V. M. : De mon point de vue, l’impact premier est organisationnel. L’introduction à une nouvelle approche complète de la gestion de projet sur une période prolongée. Nous avons adopté de manière plus poussée la méthodologie Agile, qui implique de développer et de tester immédiatement avant de progresser, permettant ainsi des ajustements en fonction des retours et des perceptions des utilisateurs réels. Je considère que cette approche est particulièrement enrichissante.

A. H. : Pour moi, c’est l’adoption de l’approche des communs qui représente le changement le plus significatif. Ce n’est pas une pratique à laquelle nous sommes habitués dans le cadre de collaborations. Dans le domaine numérique, la norme est souvent de travailler avec des bases de données cloisonnées et isolées. Pour notre organisation, ce virage est un élément fondamental et constitue la transformation la plus marquante, selon moi.

V. M. : Cela a également confirmé la pertinence de notre orientation vers des projets innovants. À présent, je trouve que nous sommes plus à l’aise avec la notion de prise de risque. Cette expérience a renforcé notre confiance en notre capacité à concevoir des idées novatrices. Nous sommes prêtes à concevoir des projets encore plus avant-gardistes!

 

Vous travaillez avec le milieu culturel depuis des années. Quel est l’avantage d’un projet comme Culturepédia pour le milieu ?

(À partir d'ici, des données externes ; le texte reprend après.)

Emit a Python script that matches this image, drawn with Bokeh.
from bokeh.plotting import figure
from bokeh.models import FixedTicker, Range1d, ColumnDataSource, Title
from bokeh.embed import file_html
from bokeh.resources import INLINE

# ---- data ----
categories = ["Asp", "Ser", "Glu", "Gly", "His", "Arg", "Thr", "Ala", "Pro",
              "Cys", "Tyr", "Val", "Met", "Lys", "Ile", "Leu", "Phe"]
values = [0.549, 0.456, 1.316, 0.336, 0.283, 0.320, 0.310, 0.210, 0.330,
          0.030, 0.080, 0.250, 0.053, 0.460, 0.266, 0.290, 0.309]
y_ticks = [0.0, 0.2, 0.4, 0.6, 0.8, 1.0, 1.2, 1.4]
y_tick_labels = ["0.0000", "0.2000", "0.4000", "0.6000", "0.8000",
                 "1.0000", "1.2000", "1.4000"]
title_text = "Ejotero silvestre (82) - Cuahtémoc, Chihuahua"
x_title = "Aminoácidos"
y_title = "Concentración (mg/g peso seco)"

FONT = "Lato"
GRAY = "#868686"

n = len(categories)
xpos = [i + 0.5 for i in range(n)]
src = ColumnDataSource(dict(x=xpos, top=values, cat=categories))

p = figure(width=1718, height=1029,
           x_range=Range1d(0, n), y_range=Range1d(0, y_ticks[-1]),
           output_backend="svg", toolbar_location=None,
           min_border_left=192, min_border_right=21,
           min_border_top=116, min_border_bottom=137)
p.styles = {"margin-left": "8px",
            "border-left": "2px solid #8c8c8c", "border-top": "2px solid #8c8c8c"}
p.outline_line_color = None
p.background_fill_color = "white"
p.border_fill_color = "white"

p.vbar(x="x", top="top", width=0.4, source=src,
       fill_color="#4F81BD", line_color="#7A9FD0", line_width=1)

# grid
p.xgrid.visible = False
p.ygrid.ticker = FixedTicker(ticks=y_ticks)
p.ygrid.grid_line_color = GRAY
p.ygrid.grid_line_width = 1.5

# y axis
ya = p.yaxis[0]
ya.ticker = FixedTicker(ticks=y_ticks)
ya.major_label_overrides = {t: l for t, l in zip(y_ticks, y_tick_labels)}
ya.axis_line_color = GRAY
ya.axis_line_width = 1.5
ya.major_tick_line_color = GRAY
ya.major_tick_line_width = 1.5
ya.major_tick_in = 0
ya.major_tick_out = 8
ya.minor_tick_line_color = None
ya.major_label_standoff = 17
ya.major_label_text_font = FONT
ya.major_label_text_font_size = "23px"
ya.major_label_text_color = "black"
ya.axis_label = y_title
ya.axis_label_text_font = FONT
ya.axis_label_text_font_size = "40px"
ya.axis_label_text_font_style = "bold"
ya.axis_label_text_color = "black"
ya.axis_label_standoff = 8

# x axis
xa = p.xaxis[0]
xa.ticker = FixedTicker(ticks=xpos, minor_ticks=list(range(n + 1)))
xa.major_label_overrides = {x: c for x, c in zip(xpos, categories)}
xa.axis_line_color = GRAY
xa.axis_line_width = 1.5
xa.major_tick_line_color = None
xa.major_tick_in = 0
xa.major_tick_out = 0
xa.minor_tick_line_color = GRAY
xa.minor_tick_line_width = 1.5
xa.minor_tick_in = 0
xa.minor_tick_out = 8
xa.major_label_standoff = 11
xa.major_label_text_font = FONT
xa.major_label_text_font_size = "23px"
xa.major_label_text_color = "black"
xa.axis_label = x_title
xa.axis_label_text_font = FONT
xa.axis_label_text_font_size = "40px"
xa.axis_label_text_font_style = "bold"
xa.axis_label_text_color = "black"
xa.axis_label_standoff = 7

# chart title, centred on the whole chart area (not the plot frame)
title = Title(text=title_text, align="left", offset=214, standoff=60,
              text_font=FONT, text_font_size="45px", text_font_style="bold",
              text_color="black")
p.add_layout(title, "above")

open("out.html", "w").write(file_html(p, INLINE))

A. H. : Ce n’est pas encore visible, mais Culturepédia va amener le milieu à briser les silos et à travailler collectivement. J’aimerais que Culturepédia permette l’émergence de nouveaux partenariats dans le milieu. Cela s’est révélé évident au cours de divers ateliers de cocréation. Des participants issus à la fois des bibliothèques et du domaine des arts de la scène ont constaté qu’ils partageaient une clientèle similaire, ce qui a éveillé la possibilité de collaborer pour concevoir des activités conjointes, étant donné qu’ils s’adressent au même public. Mettre leurs données en commun va permettre à chacun d’augmenter leur connaissance du milieu, du marché mais aussi des activités qu’ils organisent et de l’impact que celles-ci ont sur le public.

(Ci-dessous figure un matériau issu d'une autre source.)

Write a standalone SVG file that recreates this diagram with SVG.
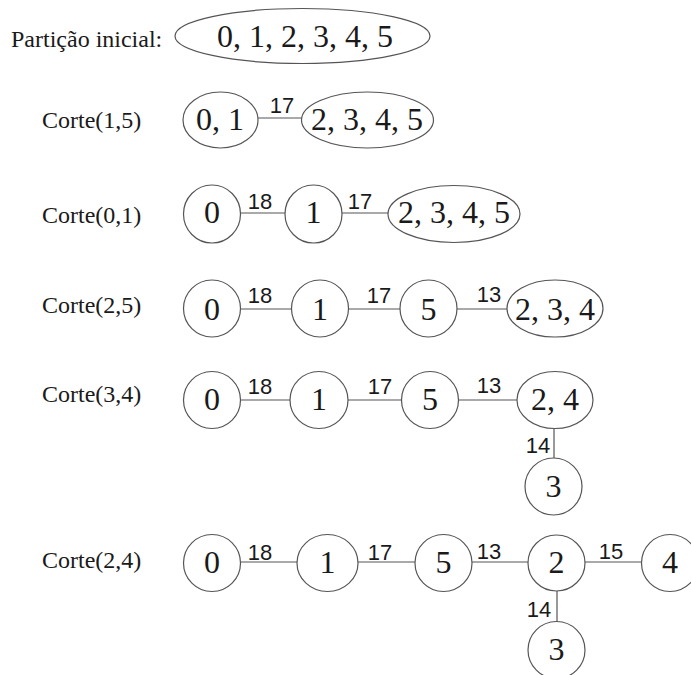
<svg xmlns="http://www.w3.org/2000/svg" width="691" height="675" viewBox="0 0 691 675">
<style>
.n{fill:#fff;stroke:#555;stroke-width:1.2}
.t{font-family:'Liberation Serif','DejaVu Serif',serif;font-size:32px;fill:#1a1a1a;text-anchor:middle}
.r{font-family:'Liberation Serif','DejaVu Serif',serif;font-size:24px;fill:#1a1a1a}
.l{font-family:'Liberation Sans','DejaVu Sans',sans-serif;font-size:22px;fill:#1a1a1a;text-anchor:middle}
.e{stroke:#555;stroke-width:1.2;fill:none}
</style>
<rect width="691" height="675" fill="#fff"/>
<g id="row-labels">
<text class="r" x="11" y="47">Partição inicial:</text>
<text class="r" x="42" y="128">Corte(1,5)</text>
<text class="r" x="42" y="223">Corte(0,1)</text>
<text class="r" x="42" y="313">Corte(2,5)</text>
<text class="r" x="42" y="402">Corte(3,4)</text>
<text class="r" x="42" y="568">Corte(2,4)</text>
</g>
<g id="connectors">
<line class="e" x1="258" y1="118" x2="302" y2="118"/>
<line class="e" x1="240" y1="213" x2="285" y2="213"/>
<line class="e" x1="342" y1="213" x2="388" y2="213"/>
<line class="e" x1="240" y1="309" x2="292" y2="309"/>
<line class="e" x1="348" y1="309" x2="400" y2="309"/>
<line class="e" x1="457" y1="309" x2="507" y2="309"/>
<line class="e" x1="240" y1="400" x2="290" y2="400"/>
<line class="e" x1="348" y1="400" x2="402" y2="400"/>
<line class="e" x1="458" y1="400" x2="517" y2="400"/>
<line class="e" x1="554" y1="428" x2="554" y2="458"/>
<line class="e" x1="240" y1="562" x2="297" y2="562"/>
<line class="e" x1="358" y1="562" x2="415" y2="562"/>
<line class="e" x1="472" y1="562" x2="528" y2="562"/>
<line class="e" x1="585" y1="562" x2="641" y2="562"/>
<line class="e" x1="557" y1="591" x2="557" y2="622"/>
</g>
<g id="edge-labels">
<text class="l" x="282" y="113">17</text>
<text class="l" x="260" y="209">18</text>
<text class="l" x="360" y="209">17</text>
<text class="l" x="260" y="303">18</text>
<text class="l" x="379" y="303">17</text>
<text class="l" x="489" y="302">13</text>
<text class="l" x="260" y="394">18</text>
<text class="l" x="380" y="394">17</text>
<text class="l" x="489" y="393">13</text>
<text class="l" x="538" y="453">14</text>
<text class="l" x="260" y="560">18</text>
<text class="l" x="380" y="560">17</text>
<text class="l" x="489" y="559">13</text>
<text class="l" x="611" y="559">15</text>
<text class="l" x="539" y="617">14</text>
</g>
<g id="r1-all"><ellipse class="n" cx="302.5" cy="36" rx="127.5" ry="27.5"/><text class="t" x="305" y="47">0, 1, 2, 3, 4, 5</text></g>
<g id="r2-01"><ellipse class="n" cx="220.5" cy="120" rx="37.5" ry="28"/><text class="t" x="220" y="130">0, 1</text></g>
<g id="r2-2345"><ellipse class="n" cx="367.5" cy="120" rx="66" ry="28"/><text class="t" x="367" y="130">2, 3, 4, 5</text></g>
<g id="r3-0"><ellipse class="n" cx="212" cy="214" rx="28.5" ry="29"/><text class="t" x="212" y="223">0</text></g>
<g id="r3-1"><ellipse class="n" cx="313.5" cy="214" rx="28.5" ry="29"/><text class="t" x="313.5" y="223">1</text></g>
<g id="r3-2345"><ellipse class="n" cx="454" cy="214" rx="66" ry="28.5"/><text class="t" x="454" y="223">2, 3, 4, 5</text></g>
<g id="r4-0"><ellipse class="n" cx="212" cy="308.5" rx="28.5" ry="28.5"/><text class="t" x="212" y="320">0</text></g>
<g id="r4-1"><ellipse class="n" cx="320" cy="308.5" rx="28.5" ry="28.5"/><text class="t" x="320" y="320">1</text></g>
<g id="r4-5"><ellipse class="n" cx="428.5" cy="308.5" rx="28.5" ry="28.5"/><text class="t" x="428.5" y="320">5</text></g>
<g id="r4-234"><ellipse class="n" cx="555" cy="308.5" rx="48" ry="28.5"/><text class="t" x="555" y="320">2, 3, 4</text></g>
<g id="r5-0"><ellipse class="n" cx="212" cy="400" rx="28.5" ry="28.5"/><text class="t" x="212" y="410">0</text></g>
<g id="r5-1"><ellipse class="n" cx="319" cy="400" rx="29" ry="28.5"/><text class="t" x="319" y="410">1</text></g>
<g id="r5-5"><ellipse class="n" cx="430" cy="400" rx="28.5" ry="28.5"/><text class="t" x="430" y="410">5</text></g>
<g id="r5-24"><ellipse class="n" cx="555" cy="400" rx="38" ry="28.5"/><text class="t" x="555" y="410">2, 4</text></g>
<g id="r5-3"><ellipse class="n" cx="553.5" cy="486.5" rx="28.5" ry="28.5"/><text class="t" x="553.5" y="497">3</text></g>
<g id="r6-0"><ellipse class="n" cx="212" cy="563" rx="28.5" ry="28.5"/><text class="t" x="212" y="573">0</text></g>
<g id="r6-1"><ellipse class="n" cx="327.5" cy="563" rx="30.5" ry="28.5"/><text class="t" x="327.5" y="573">1</text></g>
<g id="r6-5"><ellipse class="n" cx="443.5" cy="563" rx="28.5" ry="28.5"/><text class="t" x="443.5" y="573">5</text></g>
<g id="r6-2"><ellipse class="n" cx="556.5" cy="563" rx="28.5" ry="28"/><text class="t" x="556.5" y="573">2</text></g>
<g id="r6-4"><ellipse class="n" cx="670" cy="563" rx="28.5" ry="28.5"/><text class="t" x="670" y="573">4</text></g>
<g id="r6-3"><ellipse class="n" cx="556.5" cy="650" rx="28.5" ry="28.5"/><text class="t" x="556.5" y="660">3</text></g>
</svg>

V. M. : En effet, c’est un projet qui peut être à la fois très individuel mais qui met également en contact les uns et les autres. C’est à partir de là que la notion d’intelligence d’affaires prend tout son sens. On développe un outil, un écosystème, qui va permettre aux participants d’avoir une plus grande agilité et une facilité à développer une intelligence d’affaires. On peut dire que la culture est au cœur des sociétés. Pour que ce soit encore plus vrai, il faut élargir le milieu, et c’est là que la notion de relation avec les milieux de la santé, de la mobilité, du tourisme, etc., prend tout son sens. Culturepédia est la première pierre sur laquelle ces milieux-là vont pouvoir venir s’appuyer et contribuer à une meilleure connaissance de la société. C’est un projet tourné sur l’humain alors qu’il est profondément technologique. On parle d’impact de la culture sur la société, mais l’objectif est de protéger la culture pour la valoriser au-delà d’idées reçues.

Tim Berners-Lee, le créateur du Web, disait que c’est à partir de l’assemblage de connaissances existantes qu’on crée de nouvelles connaissances qui n’auraient pas pu apparaître si nous n’avions pas pu faire cette mise en relation. Culturepédia, c’est ça! À travers ses tableaux de bord, c’est une lecture inédite de données existantes.

 

Quelles sont les priorités sur lesquelles le milieu va travailler et avancer au cours des prochaines années ?

V. M. : Je pense que le milieu culturel a un enjeu de consolidation à faire en raison de la grande transformation numérique qu’il vit. Il faut donc réussir à maintenir le tout.

A. H. : Il y a aussi un enjeu dans la structuration des données. Nous avons travaillé avec les données du milieu pour les rendre découvrables, mais pour faciliter l’interopérabilité, il va falloir que le milieu apprenne à mieux structurer ses données pour les rendre standards et universelles.

V. M. : Effectivement. Et là, tu évoques quelque chose de très profond dans le milieu, cette relation à la collaboration. C’est-à-dire que la notion du « travailler ensemble », nous en parlons beaucoup mais dans les faits, il n’y en a presque pas.

A. H. : Il y a quand même une émergence dans le milieu des arts et de la culture, notamment avec le projet de La Vitrine. Tous les projets de mutualisation ont pour optique de rendre les données universelles et interopérables. Donc, il y a comme une toile d’araignée qui est en train de se tisser entre ces gros projets-là (Dia-Log, CAPACOA, La Vitrine, Les Musées lois…). On assiste au démarrage.

 

Quelle est la place de l’intelligence artificielle (IA) dans le cadre du projet ?

V. M. : Le défi sera de positionner l’IA au bon endroit et d’éviter les choix évidents. Il est courant de vouloir utiliser l’IA lors de la dernière étape, mais j’ai l’intuition qu’elle pourrait être extrêmement efficace en amont, dès les premières étapes du processus, en particulier si nous réussissons à la mettre au service de la sémantisation. Tout cela nécessite une réflexion approfondie et une compréhension totale, d’autant plus que l’intégration de l’IA représente l’une des nouvelles ressources prévues pour l’année à venir dans le projet.

A. H. : Il est évident que c’est incontournable et que nous allons l’explorer. Cela dit, pour le moment, la volumétrie de données qu’on a n’est pas suffisante pour justifier le recours à l’IA, mais ce sera considéré.

 

Le mot de la fin

A. H. : Je souhaite qu’il y ait un Culturepédia 2.0, 3.0, 4.0, etc., et que ce soit un projet pérenne.

V. M. : Oui, et l’enjeu va être de rassurer les bailleurs de fond que ce projet est fondamental et de réussir à ce qu’ils nous fassent confiance, autant à Culture pour tous qu’à nous, LaCogency.